Born in Montreal, Forrester moved to Toronto at age 10. A French horn player, he performed professionally for a decade, studying jazz and commercial music in school, playing classical music for a living. An injury sidelined his life as a musician, and he went to work for Ontario broadcaster Classical 96 FM. He worked at the station as promotion director for a decade until, in 1996, a Canadian entertainment mogul came calling.

Garth Drabinsky hired Forrester to work as vice-president of promotions for Livent.

Drabinsky has since been vilified for his illegal activities at Livent, serving a jail term for fraud and forgery after the company folded.

Forrester, however, remembers the good side of the man employees at another of his former empires, Cineplex Odeon, used to call “Garth Vader.”

“He had an extraordinary mind, and he was a creative genius,” maintained Forrester. “When it came to the details of how to produce things at the highest possible level and take them to market, there wasn't anyone better.”

Toronto symphony success

Following the demise of Livent, Forrester spent four years as a consultant, much of that time advising the financially troubled TSO on how it might stay afloat in red ink. Forrester became TSO's vice-president of marketing and development, helping devise strategies to reach younger audiences, and reaching out into the city's Chinese, Korean and Russian populations, a strategy that included advertising in those languages.

“Over a couple of years, the face of the audience really started to change, and we had the right people in place in management and the board to generate some energy in terms of sponsorship and philanthropy.”

Over a seven-year period, revenue doubled and crowds went from 50% capacity to more than 90%.

“Mike Forrester is a wonderful, charismatic personality and a highly creative thinker,” said TSO music director Peter Oundjian, in an email from Scotland. “His love of all music, going back to his university years as a horn player, makes him uniquely poised to be an inspirational leader for the Coastal Jazz & Blues Society.”

Not all of Forrester's ventures have had happy endings. Dancap Productions, a financially troubled theatre group, hired him in 2009 to help turn things around, but the company went under in 2012, two years after Forrester left.

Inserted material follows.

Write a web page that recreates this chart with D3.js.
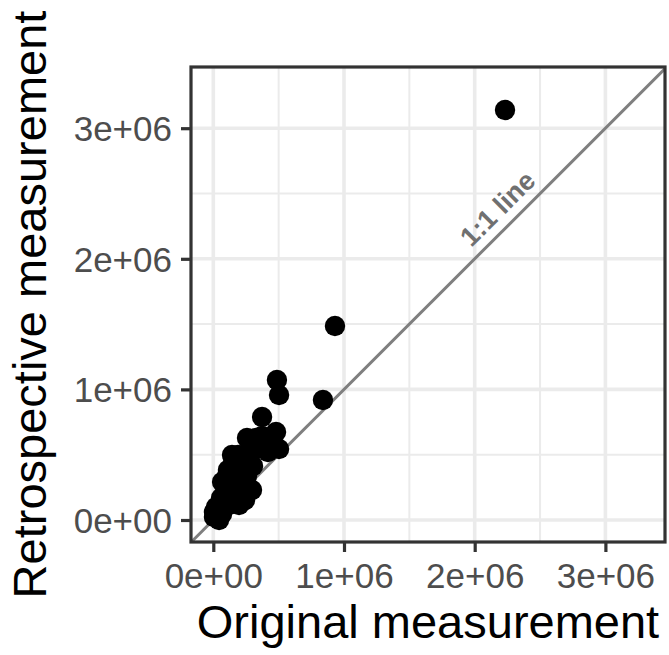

Forrester also worked with the Luminato Festival and with Quebec City's Beaux Arts Museum.

‘Sense of entrepreneurship'

The turnaround at the TSO, and Forrester's talent with corporate and private sponsors and donors, had a lot to do with the Vancouver festival hiring him.

“He brings a sense of entrepreneurship that has been lacking,” said Gary Kushnir, Coastal Jazz & Blues Society secretary and de facto chair of Coastal's hiring committee, which chose Forrester from a field of 43 applicants. Kushnir said that over the years ticket sales have “plummeted” and government funding has fallen off.

“Mike has a key sense of expertise in the development of sponsorship, donors and fundraising,” said Kushnir. “Mike Forrester clearly brings expertise and energy and will help us re-engage with our audience and the community musically, and develop an individual donor program.”

Though the jazz festival has the highest attendance of any arts festival in the province, there's no question it needs to attain larger revenue.

Music festivals have to broaden the palate beyond their specific genre in order to sell more tickets. That can be tricky; you want concerts to attract more listeners, but you don't want to alienate your core audience.

“It's always going to be a balancing act between what you have to do from an artistic and curatorial standpoint,” Forrester said, “and those things that are related to the art that support it but are within the genre.”